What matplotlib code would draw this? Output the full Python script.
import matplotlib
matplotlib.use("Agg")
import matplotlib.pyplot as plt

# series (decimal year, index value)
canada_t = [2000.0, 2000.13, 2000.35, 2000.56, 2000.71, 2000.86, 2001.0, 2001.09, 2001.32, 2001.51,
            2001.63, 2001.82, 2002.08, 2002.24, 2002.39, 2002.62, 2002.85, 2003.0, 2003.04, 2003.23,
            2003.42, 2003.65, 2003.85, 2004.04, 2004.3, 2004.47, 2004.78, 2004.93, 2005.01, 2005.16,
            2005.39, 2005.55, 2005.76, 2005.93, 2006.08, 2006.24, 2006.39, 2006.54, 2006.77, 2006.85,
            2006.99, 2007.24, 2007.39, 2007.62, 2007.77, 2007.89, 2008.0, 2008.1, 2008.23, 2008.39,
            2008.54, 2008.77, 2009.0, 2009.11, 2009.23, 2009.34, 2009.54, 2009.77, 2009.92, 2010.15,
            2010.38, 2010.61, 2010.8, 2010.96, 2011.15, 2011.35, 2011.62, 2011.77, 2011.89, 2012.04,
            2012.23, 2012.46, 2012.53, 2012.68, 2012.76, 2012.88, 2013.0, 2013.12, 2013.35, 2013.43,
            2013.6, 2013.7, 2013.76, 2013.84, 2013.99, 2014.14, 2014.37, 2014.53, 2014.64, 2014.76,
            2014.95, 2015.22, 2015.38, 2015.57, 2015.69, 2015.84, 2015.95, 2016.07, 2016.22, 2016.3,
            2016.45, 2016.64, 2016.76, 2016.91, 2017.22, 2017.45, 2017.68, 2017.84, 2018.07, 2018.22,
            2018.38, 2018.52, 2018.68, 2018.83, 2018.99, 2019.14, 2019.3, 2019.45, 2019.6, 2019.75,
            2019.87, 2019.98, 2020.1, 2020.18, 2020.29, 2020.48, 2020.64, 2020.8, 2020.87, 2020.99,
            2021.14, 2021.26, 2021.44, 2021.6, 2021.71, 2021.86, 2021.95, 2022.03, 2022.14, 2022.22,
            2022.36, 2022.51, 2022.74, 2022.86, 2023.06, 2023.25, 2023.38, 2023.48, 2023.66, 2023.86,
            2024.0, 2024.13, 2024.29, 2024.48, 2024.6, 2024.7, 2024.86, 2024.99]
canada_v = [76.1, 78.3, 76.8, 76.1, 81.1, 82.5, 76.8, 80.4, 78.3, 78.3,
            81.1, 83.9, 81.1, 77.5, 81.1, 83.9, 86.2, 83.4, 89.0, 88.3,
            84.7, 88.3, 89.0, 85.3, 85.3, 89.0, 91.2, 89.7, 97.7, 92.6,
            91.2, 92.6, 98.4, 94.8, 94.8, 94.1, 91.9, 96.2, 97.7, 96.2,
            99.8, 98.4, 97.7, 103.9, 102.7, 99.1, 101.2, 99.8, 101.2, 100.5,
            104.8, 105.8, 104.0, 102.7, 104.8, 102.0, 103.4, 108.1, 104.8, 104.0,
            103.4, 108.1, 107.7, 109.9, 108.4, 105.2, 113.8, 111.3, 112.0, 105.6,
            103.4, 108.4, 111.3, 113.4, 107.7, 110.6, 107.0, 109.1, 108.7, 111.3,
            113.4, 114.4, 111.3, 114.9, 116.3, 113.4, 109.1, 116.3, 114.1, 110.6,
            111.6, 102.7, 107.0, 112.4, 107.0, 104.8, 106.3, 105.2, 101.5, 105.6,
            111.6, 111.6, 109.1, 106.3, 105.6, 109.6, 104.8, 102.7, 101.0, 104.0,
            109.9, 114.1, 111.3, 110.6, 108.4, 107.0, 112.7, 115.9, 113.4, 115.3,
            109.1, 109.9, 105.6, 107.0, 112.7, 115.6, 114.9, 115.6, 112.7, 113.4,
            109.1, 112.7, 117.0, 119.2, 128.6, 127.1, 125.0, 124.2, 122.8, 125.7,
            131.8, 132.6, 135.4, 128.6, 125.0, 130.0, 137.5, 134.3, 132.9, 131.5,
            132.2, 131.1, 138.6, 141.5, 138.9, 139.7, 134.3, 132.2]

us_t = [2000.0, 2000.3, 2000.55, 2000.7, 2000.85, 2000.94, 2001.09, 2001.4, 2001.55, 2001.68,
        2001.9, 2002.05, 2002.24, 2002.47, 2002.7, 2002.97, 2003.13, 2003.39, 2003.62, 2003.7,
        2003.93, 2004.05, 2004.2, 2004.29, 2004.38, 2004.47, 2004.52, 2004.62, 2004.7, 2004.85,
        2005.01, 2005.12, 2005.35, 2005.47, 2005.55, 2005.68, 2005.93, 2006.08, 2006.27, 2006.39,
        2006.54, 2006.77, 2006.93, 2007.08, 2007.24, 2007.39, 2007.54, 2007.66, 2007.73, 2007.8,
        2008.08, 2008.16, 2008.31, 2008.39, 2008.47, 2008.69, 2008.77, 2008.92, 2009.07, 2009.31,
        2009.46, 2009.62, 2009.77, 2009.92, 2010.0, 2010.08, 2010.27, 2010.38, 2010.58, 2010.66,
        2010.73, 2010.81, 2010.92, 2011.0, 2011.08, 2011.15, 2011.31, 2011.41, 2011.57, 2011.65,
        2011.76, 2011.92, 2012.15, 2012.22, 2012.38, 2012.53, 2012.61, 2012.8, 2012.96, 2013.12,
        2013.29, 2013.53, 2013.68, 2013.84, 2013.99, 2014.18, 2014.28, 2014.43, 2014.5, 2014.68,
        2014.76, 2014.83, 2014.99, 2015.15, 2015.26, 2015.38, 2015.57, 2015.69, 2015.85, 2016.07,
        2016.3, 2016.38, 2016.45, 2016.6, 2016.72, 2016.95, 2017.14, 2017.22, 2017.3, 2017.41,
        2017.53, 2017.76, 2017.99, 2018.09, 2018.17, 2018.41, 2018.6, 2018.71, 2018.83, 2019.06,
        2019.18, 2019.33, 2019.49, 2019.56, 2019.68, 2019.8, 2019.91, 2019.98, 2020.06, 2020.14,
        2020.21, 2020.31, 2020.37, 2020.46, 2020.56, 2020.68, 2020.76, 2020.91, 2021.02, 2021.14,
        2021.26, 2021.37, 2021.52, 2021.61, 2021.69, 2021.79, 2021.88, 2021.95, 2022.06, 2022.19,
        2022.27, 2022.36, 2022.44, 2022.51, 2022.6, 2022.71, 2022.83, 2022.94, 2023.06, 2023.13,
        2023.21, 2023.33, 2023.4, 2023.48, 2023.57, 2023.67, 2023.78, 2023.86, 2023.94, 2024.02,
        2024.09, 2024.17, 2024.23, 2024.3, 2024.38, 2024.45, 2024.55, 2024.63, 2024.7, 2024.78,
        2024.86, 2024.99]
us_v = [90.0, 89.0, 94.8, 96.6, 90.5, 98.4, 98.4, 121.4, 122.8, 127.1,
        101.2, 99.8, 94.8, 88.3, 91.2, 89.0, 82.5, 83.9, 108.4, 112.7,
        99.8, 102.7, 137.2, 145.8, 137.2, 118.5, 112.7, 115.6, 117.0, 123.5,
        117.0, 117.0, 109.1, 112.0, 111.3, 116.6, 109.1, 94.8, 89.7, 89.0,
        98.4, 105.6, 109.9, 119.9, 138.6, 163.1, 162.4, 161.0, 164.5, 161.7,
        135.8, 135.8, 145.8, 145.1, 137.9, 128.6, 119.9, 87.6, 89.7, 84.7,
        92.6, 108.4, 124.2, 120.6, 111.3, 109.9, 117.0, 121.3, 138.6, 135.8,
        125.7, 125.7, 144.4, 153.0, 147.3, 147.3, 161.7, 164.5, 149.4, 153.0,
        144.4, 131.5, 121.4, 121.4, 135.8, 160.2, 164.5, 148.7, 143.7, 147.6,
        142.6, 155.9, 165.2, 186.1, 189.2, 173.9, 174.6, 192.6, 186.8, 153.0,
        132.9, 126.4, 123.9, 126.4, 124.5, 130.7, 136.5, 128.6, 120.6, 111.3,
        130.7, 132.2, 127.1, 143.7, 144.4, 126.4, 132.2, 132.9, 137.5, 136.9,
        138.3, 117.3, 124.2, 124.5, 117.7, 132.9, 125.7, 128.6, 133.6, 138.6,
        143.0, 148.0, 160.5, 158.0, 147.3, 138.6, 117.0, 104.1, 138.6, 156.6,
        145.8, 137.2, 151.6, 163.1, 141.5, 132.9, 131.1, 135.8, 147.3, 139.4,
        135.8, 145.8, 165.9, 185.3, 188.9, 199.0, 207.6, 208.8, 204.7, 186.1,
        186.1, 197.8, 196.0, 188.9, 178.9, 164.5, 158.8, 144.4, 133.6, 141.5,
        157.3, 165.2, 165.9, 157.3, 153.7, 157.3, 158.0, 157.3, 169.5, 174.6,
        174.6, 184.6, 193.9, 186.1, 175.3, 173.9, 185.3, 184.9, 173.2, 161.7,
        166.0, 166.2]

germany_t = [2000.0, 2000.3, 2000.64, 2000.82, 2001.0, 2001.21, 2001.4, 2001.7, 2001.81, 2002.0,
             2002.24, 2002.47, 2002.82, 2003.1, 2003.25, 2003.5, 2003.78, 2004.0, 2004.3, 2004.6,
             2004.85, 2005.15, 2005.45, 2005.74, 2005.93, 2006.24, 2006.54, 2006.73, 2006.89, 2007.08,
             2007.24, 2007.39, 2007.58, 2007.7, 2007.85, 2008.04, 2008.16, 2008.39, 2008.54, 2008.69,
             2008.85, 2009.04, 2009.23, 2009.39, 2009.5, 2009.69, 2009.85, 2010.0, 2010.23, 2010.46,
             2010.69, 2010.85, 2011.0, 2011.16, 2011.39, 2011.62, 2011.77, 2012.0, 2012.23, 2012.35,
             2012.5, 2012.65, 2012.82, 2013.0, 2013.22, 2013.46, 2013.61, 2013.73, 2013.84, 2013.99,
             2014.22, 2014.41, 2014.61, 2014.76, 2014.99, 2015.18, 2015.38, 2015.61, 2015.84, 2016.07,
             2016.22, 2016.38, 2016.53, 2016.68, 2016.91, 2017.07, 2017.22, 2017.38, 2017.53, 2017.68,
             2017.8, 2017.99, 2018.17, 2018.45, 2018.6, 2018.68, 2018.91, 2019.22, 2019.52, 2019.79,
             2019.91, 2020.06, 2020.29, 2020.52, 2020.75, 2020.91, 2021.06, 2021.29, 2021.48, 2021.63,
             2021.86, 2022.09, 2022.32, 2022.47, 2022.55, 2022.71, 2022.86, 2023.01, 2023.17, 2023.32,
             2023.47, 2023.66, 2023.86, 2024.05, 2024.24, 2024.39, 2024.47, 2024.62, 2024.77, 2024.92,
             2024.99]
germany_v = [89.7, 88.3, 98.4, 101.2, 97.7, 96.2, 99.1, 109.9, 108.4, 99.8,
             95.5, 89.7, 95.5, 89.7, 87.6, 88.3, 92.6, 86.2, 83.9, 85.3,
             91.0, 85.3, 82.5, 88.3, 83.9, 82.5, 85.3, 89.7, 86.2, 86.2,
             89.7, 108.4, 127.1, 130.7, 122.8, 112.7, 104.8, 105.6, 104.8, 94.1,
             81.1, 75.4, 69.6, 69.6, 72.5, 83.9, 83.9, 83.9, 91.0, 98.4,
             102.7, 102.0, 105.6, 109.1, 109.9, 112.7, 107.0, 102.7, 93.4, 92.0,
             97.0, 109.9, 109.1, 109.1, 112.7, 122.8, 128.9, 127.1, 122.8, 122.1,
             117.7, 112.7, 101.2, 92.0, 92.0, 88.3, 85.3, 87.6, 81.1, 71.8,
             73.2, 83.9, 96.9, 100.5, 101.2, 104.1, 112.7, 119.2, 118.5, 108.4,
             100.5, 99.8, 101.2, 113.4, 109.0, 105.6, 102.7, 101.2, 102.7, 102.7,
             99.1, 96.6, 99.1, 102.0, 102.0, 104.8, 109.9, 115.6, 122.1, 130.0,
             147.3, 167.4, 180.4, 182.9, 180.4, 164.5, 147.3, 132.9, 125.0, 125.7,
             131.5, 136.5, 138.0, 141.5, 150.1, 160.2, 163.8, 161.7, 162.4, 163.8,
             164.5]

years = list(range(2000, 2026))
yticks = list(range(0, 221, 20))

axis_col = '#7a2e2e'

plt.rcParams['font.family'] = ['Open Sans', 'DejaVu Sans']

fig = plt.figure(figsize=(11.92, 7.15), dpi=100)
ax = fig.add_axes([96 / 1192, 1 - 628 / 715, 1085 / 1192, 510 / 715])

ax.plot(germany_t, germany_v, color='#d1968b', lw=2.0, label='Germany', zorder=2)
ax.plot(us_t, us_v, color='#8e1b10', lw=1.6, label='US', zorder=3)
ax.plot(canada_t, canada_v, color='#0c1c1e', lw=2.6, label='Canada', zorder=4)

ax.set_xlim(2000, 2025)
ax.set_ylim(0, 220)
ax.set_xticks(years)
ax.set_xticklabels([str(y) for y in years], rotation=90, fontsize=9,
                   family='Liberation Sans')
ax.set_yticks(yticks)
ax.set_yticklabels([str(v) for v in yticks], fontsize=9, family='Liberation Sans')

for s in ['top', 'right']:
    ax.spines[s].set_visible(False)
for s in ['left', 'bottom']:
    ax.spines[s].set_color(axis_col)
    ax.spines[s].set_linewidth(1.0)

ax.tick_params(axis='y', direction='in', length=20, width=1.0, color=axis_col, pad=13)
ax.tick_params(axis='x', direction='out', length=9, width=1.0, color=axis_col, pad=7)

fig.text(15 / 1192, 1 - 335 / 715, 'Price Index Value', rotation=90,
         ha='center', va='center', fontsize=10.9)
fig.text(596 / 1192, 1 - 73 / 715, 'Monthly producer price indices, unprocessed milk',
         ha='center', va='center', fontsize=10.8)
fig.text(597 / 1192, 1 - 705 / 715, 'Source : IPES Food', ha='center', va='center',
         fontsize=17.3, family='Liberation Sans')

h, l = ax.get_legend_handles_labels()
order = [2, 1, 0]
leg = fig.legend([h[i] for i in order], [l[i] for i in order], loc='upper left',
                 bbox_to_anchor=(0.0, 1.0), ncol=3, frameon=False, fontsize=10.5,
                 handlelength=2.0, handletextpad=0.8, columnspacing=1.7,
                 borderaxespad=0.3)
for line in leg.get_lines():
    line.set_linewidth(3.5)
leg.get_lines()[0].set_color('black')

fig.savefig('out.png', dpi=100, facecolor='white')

==*==

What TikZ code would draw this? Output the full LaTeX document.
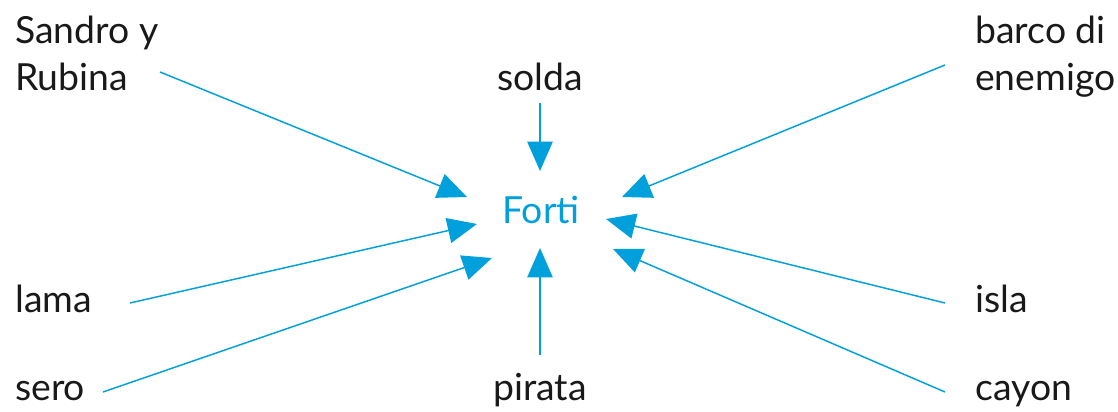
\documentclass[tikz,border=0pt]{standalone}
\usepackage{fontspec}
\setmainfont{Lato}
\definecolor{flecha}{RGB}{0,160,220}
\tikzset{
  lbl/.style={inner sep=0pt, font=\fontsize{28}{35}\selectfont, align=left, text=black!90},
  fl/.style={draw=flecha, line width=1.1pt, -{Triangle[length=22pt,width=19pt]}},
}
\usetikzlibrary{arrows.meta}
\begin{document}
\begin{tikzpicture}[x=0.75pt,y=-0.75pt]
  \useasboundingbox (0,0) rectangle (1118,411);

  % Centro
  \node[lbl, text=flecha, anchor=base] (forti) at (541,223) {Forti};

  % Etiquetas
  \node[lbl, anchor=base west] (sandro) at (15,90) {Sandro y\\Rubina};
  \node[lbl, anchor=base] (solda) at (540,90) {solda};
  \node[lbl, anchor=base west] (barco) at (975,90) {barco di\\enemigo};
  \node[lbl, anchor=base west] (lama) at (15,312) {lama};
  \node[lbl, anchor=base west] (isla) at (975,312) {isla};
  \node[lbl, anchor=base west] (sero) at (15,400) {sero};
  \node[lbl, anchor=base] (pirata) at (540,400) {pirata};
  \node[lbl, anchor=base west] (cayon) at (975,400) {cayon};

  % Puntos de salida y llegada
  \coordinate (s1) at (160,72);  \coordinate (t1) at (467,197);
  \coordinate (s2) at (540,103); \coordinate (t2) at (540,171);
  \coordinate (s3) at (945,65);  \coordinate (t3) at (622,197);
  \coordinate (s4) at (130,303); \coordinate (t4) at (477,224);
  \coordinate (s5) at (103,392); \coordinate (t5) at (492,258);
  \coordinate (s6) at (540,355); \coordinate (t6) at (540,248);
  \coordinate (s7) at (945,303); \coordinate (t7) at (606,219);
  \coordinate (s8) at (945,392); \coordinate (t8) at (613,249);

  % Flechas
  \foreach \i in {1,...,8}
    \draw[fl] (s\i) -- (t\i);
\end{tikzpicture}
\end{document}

==*==

Exactly as written, quote the lines from the one that has "What matplotlib code" down to the one that has "import matplotlib.pyplot as plt", and include both.

What matplotlib code would draw this? Output the full Python script.
import matplotlib
matplotlib.use("Agg")
import matplotlib.pyplot as plt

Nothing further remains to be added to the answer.